Record set >>
>> START

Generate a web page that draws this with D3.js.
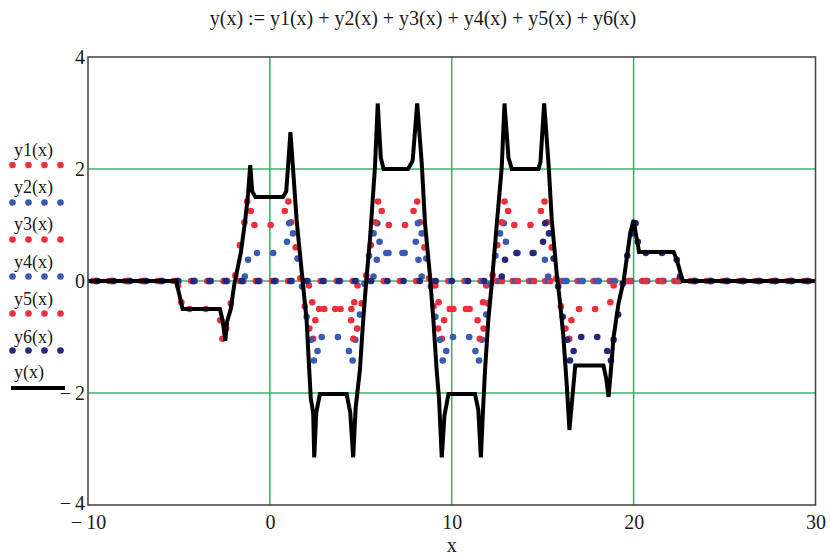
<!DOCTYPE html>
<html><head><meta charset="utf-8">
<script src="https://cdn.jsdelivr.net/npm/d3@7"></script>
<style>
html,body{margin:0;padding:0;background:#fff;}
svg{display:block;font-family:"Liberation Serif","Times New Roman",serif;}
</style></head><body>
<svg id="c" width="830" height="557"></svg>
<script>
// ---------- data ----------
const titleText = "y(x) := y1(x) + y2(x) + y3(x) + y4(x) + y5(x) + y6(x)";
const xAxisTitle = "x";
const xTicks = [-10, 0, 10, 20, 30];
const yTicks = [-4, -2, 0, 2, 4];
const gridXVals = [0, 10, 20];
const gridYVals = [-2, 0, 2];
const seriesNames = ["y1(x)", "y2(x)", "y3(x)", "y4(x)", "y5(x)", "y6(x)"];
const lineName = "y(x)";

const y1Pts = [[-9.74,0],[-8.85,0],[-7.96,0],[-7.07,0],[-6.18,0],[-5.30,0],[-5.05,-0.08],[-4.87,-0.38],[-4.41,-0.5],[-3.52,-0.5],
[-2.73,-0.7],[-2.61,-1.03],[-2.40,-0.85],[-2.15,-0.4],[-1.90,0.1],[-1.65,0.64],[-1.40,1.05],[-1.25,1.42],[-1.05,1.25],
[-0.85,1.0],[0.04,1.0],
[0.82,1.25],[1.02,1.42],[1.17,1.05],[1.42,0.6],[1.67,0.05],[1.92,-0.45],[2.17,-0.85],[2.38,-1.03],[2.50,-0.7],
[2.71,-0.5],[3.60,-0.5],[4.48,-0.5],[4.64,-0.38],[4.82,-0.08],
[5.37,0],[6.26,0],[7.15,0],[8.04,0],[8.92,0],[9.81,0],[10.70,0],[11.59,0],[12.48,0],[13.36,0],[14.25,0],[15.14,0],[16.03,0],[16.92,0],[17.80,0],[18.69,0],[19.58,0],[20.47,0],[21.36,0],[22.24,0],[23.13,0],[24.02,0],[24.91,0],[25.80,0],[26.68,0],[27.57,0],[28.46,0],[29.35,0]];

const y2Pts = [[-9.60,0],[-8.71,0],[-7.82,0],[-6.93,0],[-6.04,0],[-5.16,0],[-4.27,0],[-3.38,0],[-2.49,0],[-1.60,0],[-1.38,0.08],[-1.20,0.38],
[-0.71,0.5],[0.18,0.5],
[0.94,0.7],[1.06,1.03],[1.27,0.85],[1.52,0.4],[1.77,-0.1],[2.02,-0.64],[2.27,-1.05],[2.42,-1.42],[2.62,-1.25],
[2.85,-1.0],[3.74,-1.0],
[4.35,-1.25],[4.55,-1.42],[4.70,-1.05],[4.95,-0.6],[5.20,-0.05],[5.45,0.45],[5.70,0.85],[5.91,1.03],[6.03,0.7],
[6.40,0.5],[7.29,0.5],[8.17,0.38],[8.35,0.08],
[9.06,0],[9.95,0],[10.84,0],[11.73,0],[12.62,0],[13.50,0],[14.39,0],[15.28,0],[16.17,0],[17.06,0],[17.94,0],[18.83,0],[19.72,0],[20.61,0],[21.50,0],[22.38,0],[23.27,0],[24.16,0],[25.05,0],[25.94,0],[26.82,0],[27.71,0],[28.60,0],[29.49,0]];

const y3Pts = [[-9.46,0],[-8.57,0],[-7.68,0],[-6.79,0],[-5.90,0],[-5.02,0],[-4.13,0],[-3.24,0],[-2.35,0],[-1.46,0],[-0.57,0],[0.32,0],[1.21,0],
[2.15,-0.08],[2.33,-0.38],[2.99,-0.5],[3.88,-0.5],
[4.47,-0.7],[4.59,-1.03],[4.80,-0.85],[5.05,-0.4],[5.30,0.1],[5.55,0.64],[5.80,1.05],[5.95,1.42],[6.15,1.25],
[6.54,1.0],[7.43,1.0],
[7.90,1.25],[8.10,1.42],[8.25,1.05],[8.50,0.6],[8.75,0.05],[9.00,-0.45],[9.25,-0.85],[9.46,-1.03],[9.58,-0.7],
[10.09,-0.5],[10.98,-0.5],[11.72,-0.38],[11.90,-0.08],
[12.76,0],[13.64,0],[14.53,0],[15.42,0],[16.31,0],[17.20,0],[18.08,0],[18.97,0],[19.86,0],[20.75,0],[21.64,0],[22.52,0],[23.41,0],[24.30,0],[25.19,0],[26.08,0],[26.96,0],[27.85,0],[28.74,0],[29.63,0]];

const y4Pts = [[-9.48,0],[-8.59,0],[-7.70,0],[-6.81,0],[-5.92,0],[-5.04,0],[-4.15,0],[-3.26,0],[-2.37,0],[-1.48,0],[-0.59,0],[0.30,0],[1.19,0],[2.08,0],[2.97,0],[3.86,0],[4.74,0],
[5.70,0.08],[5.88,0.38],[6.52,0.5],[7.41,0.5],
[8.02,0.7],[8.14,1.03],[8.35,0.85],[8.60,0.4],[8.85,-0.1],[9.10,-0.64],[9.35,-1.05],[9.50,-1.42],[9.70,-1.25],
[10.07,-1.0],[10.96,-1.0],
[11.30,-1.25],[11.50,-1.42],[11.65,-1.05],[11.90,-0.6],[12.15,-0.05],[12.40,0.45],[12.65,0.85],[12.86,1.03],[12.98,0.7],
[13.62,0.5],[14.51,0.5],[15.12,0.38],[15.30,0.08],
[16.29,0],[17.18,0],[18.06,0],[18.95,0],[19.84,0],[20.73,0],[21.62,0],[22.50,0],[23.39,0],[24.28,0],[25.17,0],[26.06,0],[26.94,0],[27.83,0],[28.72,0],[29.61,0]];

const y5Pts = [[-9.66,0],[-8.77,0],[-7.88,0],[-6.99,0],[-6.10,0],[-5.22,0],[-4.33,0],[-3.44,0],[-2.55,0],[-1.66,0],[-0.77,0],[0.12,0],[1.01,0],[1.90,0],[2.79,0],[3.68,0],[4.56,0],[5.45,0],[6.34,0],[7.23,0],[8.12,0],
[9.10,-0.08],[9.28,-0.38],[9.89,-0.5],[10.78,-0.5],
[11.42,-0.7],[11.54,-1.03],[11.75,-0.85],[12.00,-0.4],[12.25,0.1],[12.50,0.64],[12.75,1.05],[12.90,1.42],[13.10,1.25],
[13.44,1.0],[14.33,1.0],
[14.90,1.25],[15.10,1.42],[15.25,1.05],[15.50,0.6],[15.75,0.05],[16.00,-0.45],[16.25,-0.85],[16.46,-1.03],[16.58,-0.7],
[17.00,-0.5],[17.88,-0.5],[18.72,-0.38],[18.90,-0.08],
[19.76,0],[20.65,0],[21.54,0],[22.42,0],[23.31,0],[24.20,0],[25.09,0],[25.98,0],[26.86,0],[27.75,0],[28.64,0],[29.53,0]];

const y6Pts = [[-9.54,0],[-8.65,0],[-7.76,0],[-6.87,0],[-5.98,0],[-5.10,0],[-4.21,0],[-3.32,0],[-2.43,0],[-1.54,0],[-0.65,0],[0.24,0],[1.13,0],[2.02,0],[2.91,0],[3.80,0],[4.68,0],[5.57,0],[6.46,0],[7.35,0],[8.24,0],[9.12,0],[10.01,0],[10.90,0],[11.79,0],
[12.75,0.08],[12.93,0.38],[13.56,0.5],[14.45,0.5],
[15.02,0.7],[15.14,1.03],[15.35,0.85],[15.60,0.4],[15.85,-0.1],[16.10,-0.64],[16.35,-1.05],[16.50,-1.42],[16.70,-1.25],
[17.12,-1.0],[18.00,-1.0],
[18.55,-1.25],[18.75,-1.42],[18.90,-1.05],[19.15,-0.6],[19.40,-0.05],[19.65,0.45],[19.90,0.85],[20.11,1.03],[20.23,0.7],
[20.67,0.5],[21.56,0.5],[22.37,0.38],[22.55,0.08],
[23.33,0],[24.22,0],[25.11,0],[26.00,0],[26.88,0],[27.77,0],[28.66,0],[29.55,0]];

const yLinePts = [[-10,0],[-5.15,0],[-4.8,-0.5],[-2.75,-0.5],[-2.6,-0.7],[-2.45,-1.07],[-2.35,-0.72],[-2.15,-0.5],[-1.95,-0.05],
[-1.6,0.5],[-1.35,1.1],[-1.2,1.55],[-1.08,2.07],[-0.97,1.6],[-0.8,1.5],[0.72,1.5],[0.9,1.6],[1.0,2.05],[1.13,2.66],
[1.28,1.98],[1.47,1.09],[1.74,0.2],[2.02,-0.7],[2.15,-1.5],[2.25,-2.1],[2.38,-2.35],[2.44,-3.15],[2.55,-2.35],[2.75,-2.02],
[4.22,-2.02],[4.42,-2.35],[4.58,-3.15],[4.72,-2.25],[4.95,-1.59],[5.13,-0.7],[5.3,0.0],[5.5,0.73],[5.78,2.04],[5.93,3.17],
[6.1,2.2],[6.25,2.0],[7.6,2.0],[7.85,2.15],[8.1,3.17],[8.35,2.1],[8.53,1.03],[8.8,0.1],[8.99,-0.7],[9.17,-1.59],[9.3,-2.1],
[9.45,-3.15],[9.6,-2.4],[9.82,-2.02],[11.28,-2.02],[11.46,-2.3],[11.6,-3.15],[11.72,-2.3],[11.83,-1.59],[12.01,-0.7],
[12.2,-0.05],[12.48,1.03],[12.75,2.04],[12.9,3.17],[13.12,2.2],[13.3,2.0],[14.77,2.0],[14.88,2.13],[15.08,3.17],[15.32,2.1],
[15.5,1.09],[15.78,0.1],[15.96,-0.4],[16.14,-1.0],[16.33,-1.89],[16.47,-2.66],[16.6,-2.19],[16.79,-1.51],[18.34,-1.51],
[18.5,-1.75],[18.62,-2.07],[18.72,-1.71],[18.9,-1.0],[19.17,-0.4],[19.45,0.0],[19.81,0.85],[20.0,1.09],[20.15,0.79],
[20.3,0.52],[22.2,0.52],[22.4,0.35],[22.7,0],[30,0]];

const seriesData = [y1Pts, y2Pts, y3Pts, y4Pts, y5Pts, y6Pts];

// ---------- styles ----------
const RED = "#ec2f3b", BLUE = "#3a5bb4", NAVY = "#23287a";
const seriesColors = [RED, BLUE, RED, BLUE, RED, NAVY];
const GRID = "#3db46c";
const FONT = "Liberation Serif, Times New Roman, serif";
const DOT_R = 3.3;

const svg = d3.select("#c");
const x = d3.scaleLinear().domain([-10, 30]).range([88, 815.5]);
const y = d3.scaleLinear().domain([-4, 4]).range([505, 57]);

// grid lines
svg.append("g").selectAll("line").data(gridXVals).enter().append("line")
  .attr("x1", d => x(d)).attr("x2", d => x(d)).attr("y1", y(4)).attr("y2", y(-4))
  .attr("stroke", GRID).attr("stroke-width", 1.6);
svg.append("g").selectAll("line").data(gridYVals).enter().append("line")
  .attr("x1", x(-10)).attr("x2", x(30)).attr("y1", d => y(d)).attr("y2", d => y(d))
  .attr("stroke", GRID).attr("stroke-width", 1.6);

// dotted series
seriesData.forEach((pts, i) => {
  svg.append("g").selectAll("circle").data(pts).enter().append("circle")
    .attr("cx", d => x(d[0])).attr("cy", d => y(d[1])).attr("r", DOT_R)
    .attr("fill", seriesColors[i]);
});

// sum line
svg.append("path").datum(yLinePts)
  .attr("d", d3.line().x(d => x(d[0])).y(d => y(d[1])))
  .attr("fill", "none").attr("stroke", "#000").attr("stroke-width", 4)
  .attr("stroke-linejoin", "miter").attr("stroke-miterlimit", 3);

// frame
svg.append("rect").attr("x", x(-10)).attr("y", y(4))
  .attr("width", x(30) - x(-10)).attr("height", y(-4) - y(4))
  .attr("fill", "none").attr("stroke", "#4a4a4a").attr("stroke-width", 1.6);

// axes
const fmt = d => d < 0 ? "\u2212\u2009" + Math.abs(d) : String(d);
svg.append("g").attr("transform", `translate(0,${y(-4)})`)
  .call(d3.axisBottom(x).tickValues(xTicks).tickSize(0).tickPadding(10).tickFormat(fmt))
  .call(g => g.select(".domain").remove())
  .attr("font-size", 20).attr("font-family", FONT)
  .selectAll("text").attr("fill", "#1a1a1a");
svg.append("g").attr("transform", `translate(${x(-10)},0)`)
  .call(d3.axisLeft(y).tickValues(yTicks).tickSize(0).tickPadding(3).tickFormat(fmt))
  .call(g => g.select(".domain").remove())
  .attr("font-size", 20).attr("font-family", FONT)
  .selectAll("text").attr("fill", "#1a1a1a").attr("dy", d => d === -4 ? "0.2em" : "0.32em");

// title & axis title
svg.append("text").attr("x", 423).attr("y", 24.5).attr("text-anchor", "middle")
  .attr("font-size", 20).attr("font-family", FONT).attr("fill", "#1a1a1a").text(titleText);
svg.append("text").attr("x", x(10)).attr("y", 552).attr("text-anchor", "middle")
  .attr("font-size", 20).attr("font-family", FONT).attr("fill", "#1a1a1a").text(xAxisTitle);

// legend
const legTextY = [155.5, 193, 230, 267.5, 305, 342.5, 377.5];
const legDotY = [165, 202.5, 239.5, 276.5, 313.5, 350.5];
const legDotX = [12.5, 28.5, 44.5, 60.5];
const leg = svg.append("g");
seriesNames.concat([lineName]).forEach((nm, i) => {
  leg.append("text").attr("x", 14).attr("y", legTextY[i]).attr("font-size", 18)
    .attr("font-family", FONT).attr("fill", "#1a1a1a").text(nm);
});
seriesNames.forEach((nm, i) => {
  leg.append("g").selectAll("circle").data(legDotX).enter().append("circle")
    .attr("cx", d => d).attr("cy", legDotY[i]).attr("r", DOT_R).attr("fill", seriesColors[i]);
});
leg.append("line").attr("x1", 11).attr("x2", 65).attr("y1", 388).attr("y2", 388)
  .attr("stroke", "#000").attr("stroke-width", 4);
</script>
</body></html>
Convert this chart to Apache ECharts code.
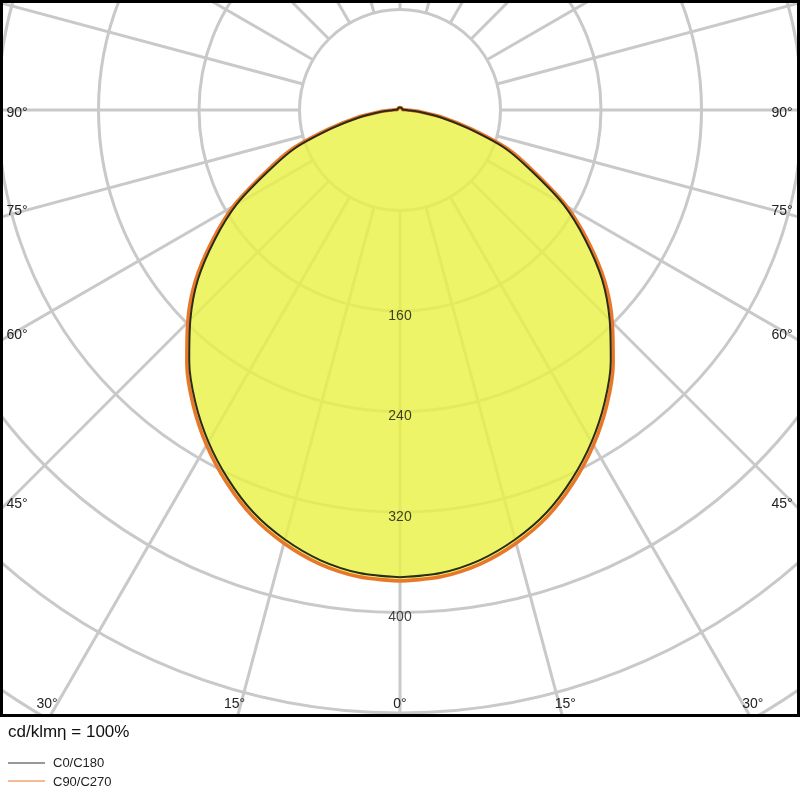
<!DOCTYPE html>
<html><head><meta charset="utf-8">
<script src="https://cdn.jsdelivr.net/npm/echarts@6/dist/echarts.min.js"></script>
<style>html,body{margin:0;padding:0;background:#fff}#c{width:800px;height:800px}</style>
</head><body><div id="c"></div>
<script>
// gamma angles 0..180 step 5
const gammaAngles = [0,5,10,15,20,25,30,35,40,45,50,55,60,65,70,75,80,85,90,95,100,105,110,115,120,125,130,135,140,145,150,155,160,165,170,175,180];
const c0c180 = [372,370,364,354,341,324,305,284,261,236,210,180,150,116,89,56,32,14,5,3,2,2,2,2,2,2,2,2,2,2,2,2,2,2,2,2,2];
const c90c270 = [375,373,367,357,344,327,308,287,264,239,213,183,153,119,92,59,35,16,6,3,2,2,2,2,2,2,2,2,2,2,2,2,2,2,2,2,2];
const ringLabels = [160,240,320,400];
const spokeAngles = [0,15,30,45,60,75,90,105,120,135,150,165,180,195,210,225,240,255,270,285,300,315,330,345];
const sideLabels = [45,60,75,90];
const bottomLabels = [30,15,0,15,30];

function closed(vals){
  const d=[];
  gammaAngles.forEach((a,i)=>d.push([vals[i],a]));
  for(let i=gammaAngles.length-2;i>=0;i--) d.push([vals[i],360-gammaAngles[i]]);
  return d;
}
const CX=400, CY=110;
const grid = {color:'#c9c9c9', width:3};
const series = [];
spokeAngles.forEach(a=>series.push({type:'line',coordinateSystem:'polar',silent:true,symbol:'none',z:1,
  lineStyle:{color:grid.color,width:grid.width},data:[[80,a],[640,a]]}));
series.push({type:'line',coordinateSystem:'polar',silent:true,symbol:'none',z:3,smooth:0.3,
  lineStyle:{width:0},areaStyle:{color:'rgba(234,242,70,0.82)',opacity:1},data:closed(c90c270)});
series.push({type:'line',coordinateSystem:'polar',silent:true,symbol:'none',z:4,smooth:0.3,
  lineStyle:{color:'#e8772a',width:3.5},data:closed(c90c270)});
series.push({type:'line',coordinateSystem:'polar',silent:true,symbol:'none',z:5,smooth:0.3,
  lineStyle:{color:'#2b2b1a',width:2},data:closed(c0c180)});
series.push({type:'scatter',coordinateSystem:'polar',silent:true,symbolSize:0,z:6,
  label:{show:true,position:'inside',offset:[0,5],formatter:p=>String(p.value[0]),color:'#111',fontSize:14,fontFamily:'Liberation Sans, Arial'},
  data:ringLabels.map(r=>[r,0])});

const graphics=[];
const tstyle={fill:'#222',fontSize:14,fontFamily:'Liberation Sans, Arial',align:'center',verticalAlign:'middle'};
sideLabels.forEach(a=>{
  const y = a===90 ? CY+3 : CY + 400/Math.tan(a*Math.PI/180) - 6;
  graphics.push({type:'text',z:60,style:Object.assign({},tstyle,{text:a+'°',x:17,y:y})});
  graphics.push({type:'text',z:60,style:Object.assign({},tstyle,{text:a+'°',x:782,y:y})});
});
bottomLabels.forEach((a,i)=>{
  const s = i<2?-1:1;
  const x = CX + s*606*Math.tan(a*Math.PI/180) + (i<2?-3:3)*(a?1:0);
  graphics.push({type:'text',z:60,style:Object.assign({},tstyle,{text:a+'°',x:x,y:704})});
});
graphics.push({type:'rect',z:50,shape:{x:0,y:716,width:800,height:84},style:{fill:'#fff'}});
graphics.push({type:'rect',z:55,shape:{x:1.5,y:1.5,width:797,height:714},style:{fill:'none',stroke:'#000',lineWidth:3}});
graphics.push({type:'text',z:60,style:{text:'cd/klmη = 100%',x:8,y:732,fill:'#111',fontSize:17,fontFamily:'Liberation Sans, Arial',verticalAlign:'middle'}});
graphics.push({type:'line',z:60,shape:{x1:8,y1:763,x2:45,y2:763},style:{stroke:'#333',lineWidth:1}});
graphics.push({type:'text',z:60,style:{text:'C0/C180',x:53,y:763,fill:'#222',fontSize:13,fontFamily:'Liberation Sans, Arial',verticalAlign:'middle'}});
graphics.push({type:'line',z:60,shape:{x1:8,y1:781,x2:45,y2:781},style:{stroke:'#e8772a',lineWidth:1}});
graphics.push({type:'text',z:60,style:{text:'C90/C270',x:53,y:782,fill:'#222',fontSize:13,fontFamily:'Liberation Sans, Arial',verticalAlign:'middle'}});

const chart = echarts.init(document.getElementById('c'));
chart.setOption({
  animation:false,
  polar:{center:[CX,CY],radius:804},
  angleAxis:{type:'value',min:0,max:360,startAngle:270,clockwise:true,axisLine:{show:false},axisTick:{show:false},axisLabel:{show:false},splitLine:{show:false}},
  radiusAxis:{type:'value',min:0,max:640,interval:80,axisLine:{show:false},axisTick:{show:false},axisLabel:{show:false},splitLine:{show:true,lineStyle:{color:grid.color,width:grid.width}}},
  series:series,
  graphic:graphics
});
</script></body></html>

>> END

Identify and extract each line of the listing that contains "this".

Exercise response >>
Generate a web page that draws this with D3.js.
Convert this chart to Apache ECharts code.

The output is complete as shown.